The Northern Angel Summit, he said, is using the idea of the CBC show Dragon’s Den and creating a competition to “create our own economy around investing in Northern ideas, by Northern people, with Northern money.”
“If we’re able to create an economy around that, basically spearheaded by a competition, we’re able to then attract ideas from our own people, get those ideas funded by our own businesspeople and keep those ideas here in our communities.”
The Northern Angel Summit is open to what Stange calls business founders, visionary founders who have an idea for an innovation, or someone who wants to grow their business, and creating a Dragon’s Den type of situation, where the founders give up an equity stake in their company in exchange for early-stage capital.
To be a founder, all you need is a business idea or innovation that requires a minimum investment of $100,000.
In addition to the 24 founders who will be pitching their ideas and businesses, the Northern Innovation Network is looking for up to 20 Northern Angel investors, who are willing to fund early-stage capital. But capital is not the only thing these Angel investors will bring to the table. Stange and NIN are looking to these investors to bring their experience to the Summit as well.
“The Angels themselves are bringing their money in as the funding source for the winner of the competition,” Stange said. “Only one of these pitches is going to be successful, and that one will win an investment in their business of up to $100,000.”
The business need must be between $100,000 and $1 million, and the Angels need to be accredited investors, he said.
These investors are entrepreneurs themselves, businesspeople who can bring to the founders their insights, marketing expertise and ability to make connections in various industries.
“They’ll leverage those relationships as well as the money, to get the idea off the ground.”
The competition will take place over a ten-week period, over that period, the Angels will choose who continues, until there is only one Founder left.

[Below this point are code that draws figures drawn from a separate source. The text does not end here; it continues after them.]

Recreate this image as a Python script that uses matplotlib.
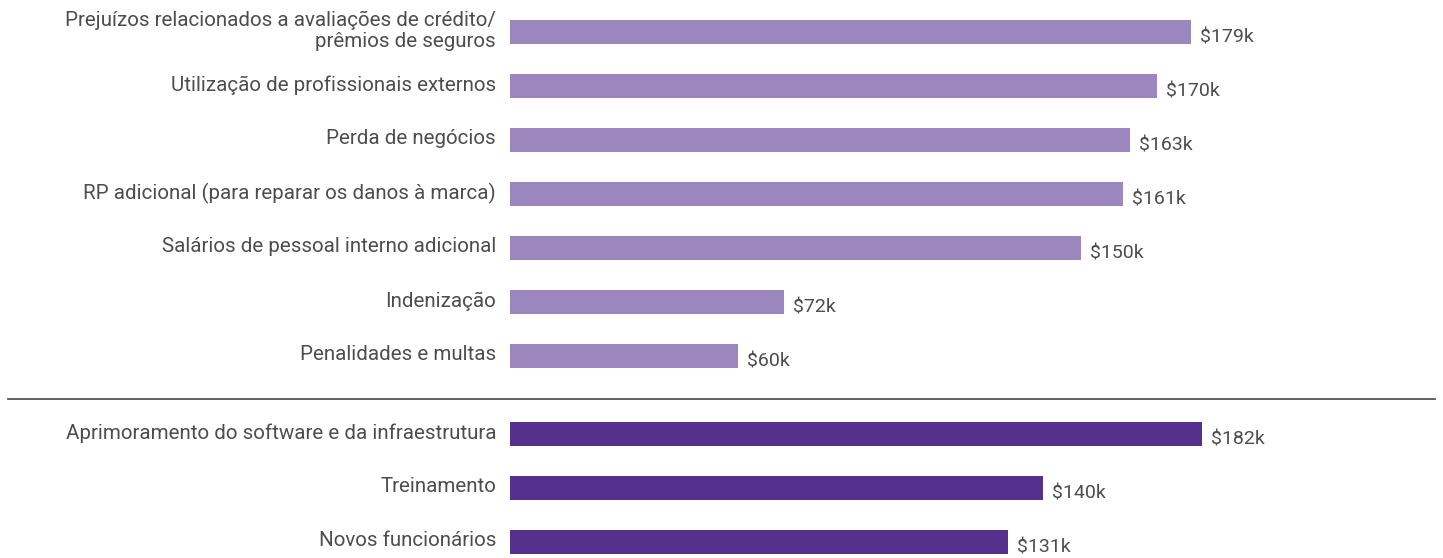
import matplotlib
matplotlib.use("Agg")
import matplotlib.pyplot as plt

categories_top = [
    "Prejuízos relacionados a avaliações de crédito/\nprêmios de seguros",
    "Utilização de profissionais externos",
    "Perda de negócios",
    "RP adicional (para reparar os danos à marca)",
    "Salários de pessoal interno adicional",
    "Indenização",
    "Penalidades e multas",
]
values_top = [179, 170, 163, 161, 150, 72, 60]

categories_bottom = [
    "Aprimoramento do software e da infraestrutura",
    "Treinamento",
    "Novos funcionários",
]
values_bottom = [182, 140, 131]

light = "#9b86be"
dark = "#55308d"
txt = "#4d4d4d"

W, H = 1443, 558
fig = plt.figure(figsize=(W / 100, H / 100), dpi=100)
x0, x1 = 510, 1435
ax = fig.add_axes([x0 / W, 0, (x1 - x0) / W, 1])
px_per_k = (1191 - 510) / 179.0
ax.set_xlim(0, (x1 - x0) / px_per_k)
ax.set_ylim(H, 0)
ax.axis("off")

font = "Roboto"
fs_cat = 14.8
fs_val = 14

y_top = [32 + 54 * i for i in range(len(values_top))]
y_bot = [434 + 54 * i for i in range(len(values_bottom))]

ax.barh(y_top, values_top, height=24, color=light, left=0)
ax.barh(y_bot, values_bottom, height=24, color=dark, left=0)

def fmt(v):
    return f"${v}k"

for y, v, c in list(zip(y_top, values_top, categories_top)) + list(zip(y_bot, values_bottom, categories_bottom)):
    ax.text(v + 9 / px_per_k, y + 5, fmt(v), ha="left", va="center",
            fontsize=fs_val, color=txt, family=font)
    fig.text((x0 - 14) / W, 1 - (y - 1) / H, c, ha="right", va="center",
             fontsize=fs_cat, color=txt, family=font,
             linespacing=1.15, multialignment="right")

fig.add_artist(plt.Line2D([8 / W, 1435 / W], [1 - 399 / H, 1 - 399 / H],
                          color="#555555", linewidth=1.3))

fig.savefig("out.png", dpi=100, facecolor="white")
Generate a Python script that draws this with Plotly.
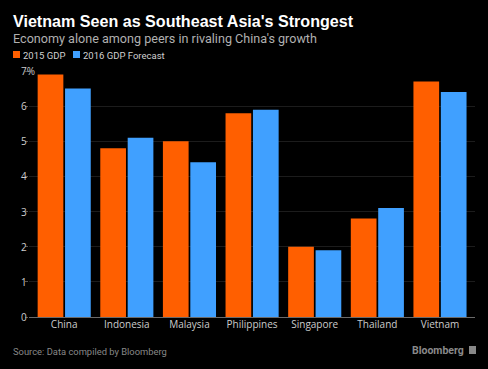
import plotly.graph_objects as go

countries = ["China", "Indonesia", "Malaysia", "Philippines", "Singapore", "Thailand", "Vietnam"]
gdp_2015 = [6.9, 4.8, 5.0, 5.8, 2.0, 2.8, 6.7]
gdp_2016 = [6.5, 5.1, 4.4, 5.9, 1.9, 3.1, 6.4]
y_ticks = [0, 1, 2, 3, 4, 5, 6, 7]
y_tick_labels = ["0", "1", "2", "3", "4", "5", "6", "7%"]

ORANGE = "#FF5F00"
BLUE = "#40A0FF"

fig = go.Figure()
fig.add_trace(go.Bar(x=countries, y=gdp_2015, name="2015 GDP", marker=dict(color=ORANGE, line=dict(width=0))))
fig.add_trace(go.Bar(x=countries, y=gdp_2016, name="2016 GDP Forecast", marker=dict(color=BLUE, line=dict(width=0))))

L, R, T, B = 29, 13, 71, 52
W, HT = 488, 369

fig.update_layout(
    width=W, height=HT,
    paper_bgcolor="#000000", plot_bgcolor="#000000",
    margin=dict(l=L, r=R, t=T, b=B),
    barmode="group", bargap=0.125, bargroupgap=0.062,
    showlegend=False,
    font=dict(family="Open Sans, sans-serif", color="#cccccc", size=10),
    xaxis=dict(range=[-0.562, 6.559], showgrid=False, zeroline=False,
               showline=False, ticks="", tickfont=dict(size=10, color="#cccccc")),
    yaxis=dict(range=[0, 7], tickvals=y_ticks, showticklabels=False,
               showgrid=True, gridcolor="#1c1c1c", gridwidth=1,
               zeroline=True, zerolinecolor="#6a6a6a", zerolinewidth=1,
               ticks="outside", ticklen=3, tickcolor="#555555", showline=False),
)

H = HT - T - B
def py(pix):
    return (HT - B - pix) / H
def px(pix):
    return (pix - L) / (W - L - R)

def note(text, x, y, anchor, family, size, color):
    fig.add_annotation(text=text, xref="paper", yref="paper", x=px(x), y=py(y),
                       xanchor=anchor, yanchor="middle", showarrow=False, borderpad=0,
                       font=dict(family=family, size=size, color=color))

# left-aligned y tick labels
for v, lab in zip(y_ticks, y_tick_labels):
    fig.add_annotation(text=lab, xref="paper", yref="y", x=px(20), y=v, xanchor="left", yanchor="middle",
                       showarrow=False, borderpad=0, font=dict(family="Open Sans", size=10, color="#cccccc"))

note("<b>Vietnam Seen as Southeast Asia's Strongest</b>", 12, 21, "left", "Liberation Sans", 16.1, "#ffffff")
note("Economy alone among peers in rivaling China's growth", 12, 38, "left", "Roboto", 12.6, "#b0b0b0")
# legend
fig.add_shape(type="rect", xref="paper", yref="paper", x0=px(13), x1=px(20), y0=py(58), y1=py(51),
              fillcolor=ORANGE, line=dict(width=0))
note("2015 GDP", 22, 55, "left", "Roboto", 9.5, "#d0d0d0")
fig.add_shape(type="rect", xref="paper", yref="paper", x0=px(73), x1=px(80), y0=py(58), y1=py(51),
              fillcolor=BLUE, line=dict(width=0))
note("2016 GDP Forecast", 82, 55, "left", "Roboto", 9.5, "#d0d0d0")
# footer
note("Source: Data compiled by Bloomberg", 12, 351, "left", "Roboto", 9.4, "#888888")
note("<b>Bloomberg</b>", 465, 350, "right", "Roboto", 10.5, "#8a8a8a")
fig.add_shape(type="rect", xref="paper", yref="paper", x0=px(469), x1=px(476), y0=py(354), y1=py(346),
              fillcolor="#888888", line=dict(width=0))

fig.write_html("out.html", config={"displayModeBar": False},
               post_script="document.body.style.margin='0';document.body.style.background='#000';")
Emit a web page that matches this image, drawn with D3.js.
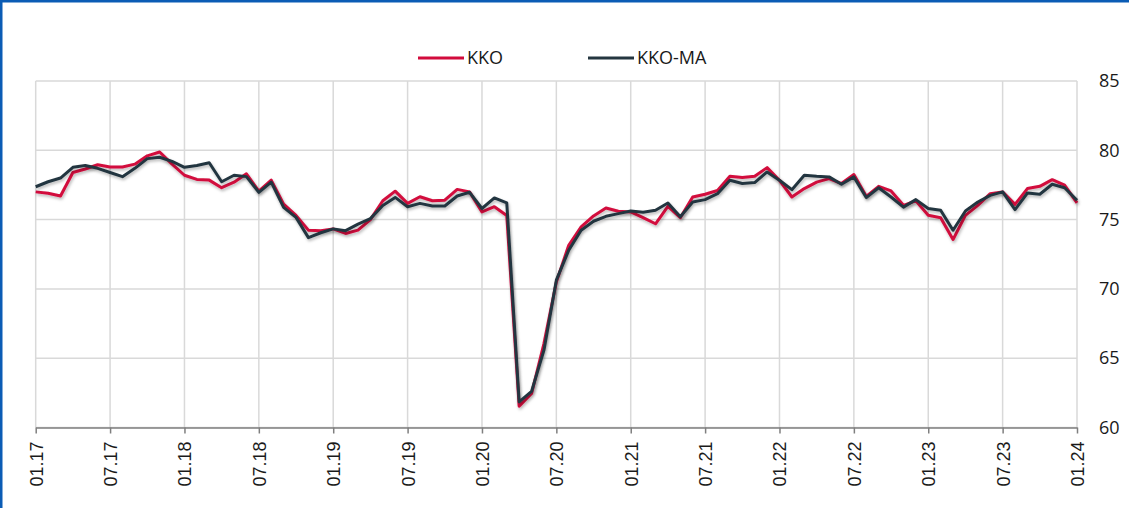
<!DOCTYPE html>
<html>
<head>
<meta charset="utf-8">
<script src="https://cdn.jsdelivr.net/npm/d3@7"></script>
<style>
  html, body { margin: 0; padding: 0; background: #fff; }
  svg { display: block; }
</style>
</head>
<body>
<svg id="chart" width="1129" height="508"></svg>
<script>
// Monthly data, 01.2017 .. 01.2024 (85 months)
const seriesNames = ["KKO", "KKO-MA"];
const kko = [
  77.0, 76.9, 76.7, 78.4, 78.65, 78.96, 78.8, 78.8, 79.0, 79.6, 79.88, 79.0,
  78.2, 77.9, 77.85, 77.3, 77.7, 78.3, 77.05, 77.85, 76.12, 75.3, 74.24, 74.2,
  74.33, 74.0, 74.24, 75.0, 76.36, 77.05, 76.17, 76.65, 76.36, 76.4, 77.18, 77.0,
  75.56, 75.93, 75.3, 61.54, 62.45, 66.06, 70.5, 73.15, 74.47, 75.26, 75.84, 75.6,
  75.55, 75.14, 74.7, 75.96, 75.14, 76.63, 76.83, 77.1, 78.13, 78.03, 78.13, 78.75,
  77.84, 76.63, 77.24, 77.7, 77.96, 77.6, 78.25, 76.68, 77.4, 77.07, 76.03, 76.35,
  75.31, 75.14, 73.56, 75.31, 76.03, 76.87, 77.0, 76.1, 77.24, 77.4, 77.88, 77.48,
  76.2
];
const kkoMA = [
  77.37, 77.73, 78.0, 78.77, 78.9, 78.7, 78.4, 78.1, 78.7, 79.4, 79.5, 79.2,
  78.77, 78.9, 79.1, 77.73, 78.2, 78.1, 76.97, 77.7, 75.88, 75.16, 73.7, 74.05,
  74.33, 74.2, 74.67, 75.07, 76.02, 76.6, 75.93, 76.17, 75.98, 75.98, 76.7, 76.97,
  75.8, 76.56, 76.2, 61.85, 62.6, 65.58, 70.63, 72.8, 74.23, 74.88, 75.24, 75.43,
  75.62, 75.53, 75.67, 76.2, 75.2, 76.27, 76.44, 76.87, 77.84, 77.6, 77.67, 78.44,
  77.84, 77.16, 78.2, 78.13, 78.08, 77.55, 78.08, 76.59, 77.3, 76.63, 75.9, 76.44,
  75.8, 75.67, 74.23, 75.62, 76.27, 76.75, 77.0, 75.72, 76.92, 76.83, 77.55, 77.3,
  76.4
];
const tickLabels = ["01.17","07.17","01.18","07.18","01.19","07.19","01.20","07.20",
  "01.21","07.21","01.22","07.22","01.23","07.23","01.24"];
const yTicks = [60, 65, 70, 75, 80, 85];

const colors = ["#d20b3c", "#243640"];

(function () {
const svg = d3.select("#chart");
const W = 1129, H = 508;
const pLeft = 35.7, pRight = 1077, pTop = 81, pBottom = 427.5;

// frame (blue border top and left)
svg.append("rect").attr("x", 0).attr("y", 0).attr("width", W).attr("height", 2.5).attr("fill", "#0b5cb5");
svg.append("rect").attr("x", 0).attr("y", 0).attr("width", 2.5).attr("height", H).attr("fill", "#0b5cb5");

const x = d3.scaleLinear().domain([0, kko.length - 1]).range([pLeft, pRight]);
const y = d3.scaleLinear().domain([60, 85]).range([pBottom, pTop]);

// drop shadow filter
const defs = svg.append("defs");
const f = defs.append("filter").attr("id", "shadow").attr("x", "-5%").attr("y", "-5%").attr("width", "110%").attr("height", "120%");
f.append("feDropShadow").attr("dx", 1).attr("dy", 2).attr("stdDeviation", 1.6)
  .attr("flood-color", "#000").attr("flood-opacity", 0.28);

// grid horizontal
svg.append("g").selectAll("line").data(yTicks).join("line")
  .attr("x1", pLeft).attr("x2", pRight)
  .attr("y1", d => y(d)).attr("y2", d => y(d))
  .attr("stroke", "#d9d9d9").attr("stroke-width", 1.5);

// grid vertical
const xTickVals = tickLabels.map((d, i) => i * 6);
svg.append("g").selectAll("line").data(xTickVals).join("line")
  .attr("x1", d => x(d)).attr("x2", d => x(d))
  .attr("y1", pTop).attr("y2", pBottom)
  .attr("stroke", "#d9d9d9").attr("stroke-width", 1.5);

// x axis
const xAxis = d3.axisBottom(x).tickValues(xTickVals)
  .tickFormat((d, i) => tickLabels[i]).tickSize(6).tickSizeOuter(0);
const gx = svg.append("g").attr("transform", `translate(0,${pBottom})`).call(xAxis);
gx.select(".domain").attr("stroke", "#7f7f7f").attr("stroke-width", 1.5);
gx.selectAll(".tick line").attr("stroke", "#7f7f7f").attr("stroke-width", 1.5);
gx.selectAll(".tick text")
  .attr("font-family", "Liberation Sans, Arial, sans-serif")
  .attr("font-size", 18).attr("fill", "#1a1a1a")
  .attr("transform", "rotate(-90)")
  .attr("text-anchor", "end")
  .attr("x", -14).attr("y", 0).attr("dy", "0.36em");

// y axis right
const yAxis = d3.axisRight(y).tickValues(yTicks).tickSize(0).tickPadding(0);
const gy = svg.append("g").attr("transform", `translate(1099,0)`).call(yAxis);
gy.select(".domain").remove();
gy.selectAll(".tick text")
  .attr("font-family", "Open Sans, sans-serif")
  .attr("font-size", 18).attr("fill", "#1a1a1a");

// lines
const line = d3.line().x((d, i) => x(i)).y(d => y(d));
[kko, kkoMA].forEach((s, k) => {
  svg.append("path").datum(s)
    .attr("d", line)
    .attr("fill", "none")
    .attr("stroke", colors[k])
    .attr("stroke-width", 3)
    .attr("stroke-linejoin", "round")
    .attr("filter", "url(#shadow)");
});

// legend
const legendX = [418, 588];
const lg = svg.append("g");
seriesNames.forEach((n, k) => {
  lg.append("line").attr("x1", legendX[k]).attr("x2", legendX[k] + 46)
    .attr("y1", 58).attr("y2", 58)
    .attr("stroke", colors[k]).attr("stroke-width", 3);
  lg.append("text").attr("x", legendX[k] + 49).attr("y", 58).attr("dy", "0.35em")
    .attr("font-family", "Open Sans, sans-serif").attr("font-size", 18)
    .attr("fill", "#1a1a1a").text(n);
});
})();
</script>
</body>
</html>
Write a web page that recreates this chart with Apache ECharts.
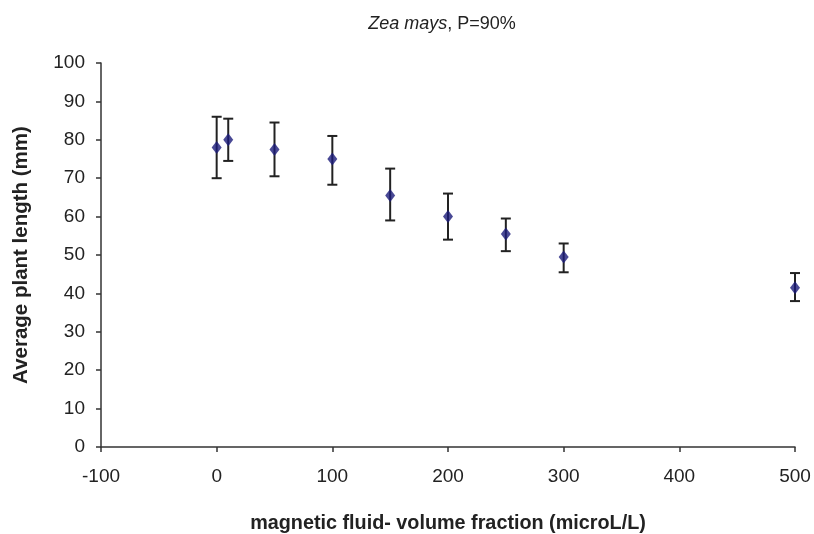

Stange says that point of this competition is not to fund one business, but to create the economy around investing in the North. Heavy on the relationship building side of things because goal is not to create a competition but to raise up a network.
The competition ends on September 25, and so on September 26 and afterwards, founders who have been networking with the investors all summer, participating in training programs, learning from industry experts on how to pitch to investors and being mentored by them, will then have access to all the wisdom and capital in the competition.
“That’s the ultimate goal of where we’re going with this,” Stange said. “To create an innovative space around guys who have ideas, and the collaborative relational connective network of start-up capital available through an Angel network.”
Northern Innovation Network, formerly HubSpace, is a non-profit, primarily government-funded organization similar to Community Futures, which helps those with innovative business ideas, especially ones that involve technology get funding and training, in Northern and Central BC. Works with people with innovative ideas, can help with patenting of those ideas and inventions. Not just companies that are starting, but ones in the growth phase, where they might need mentoring to get their company stable and strong all the way up to getting ready for their first IPO (Initial Public Offering).
There are still spots open for both founders and Angel investors in the inaugural Northern Angel Summit. Although funding to run the competition has been secured for the first of three years, sponsorship opportunities are available.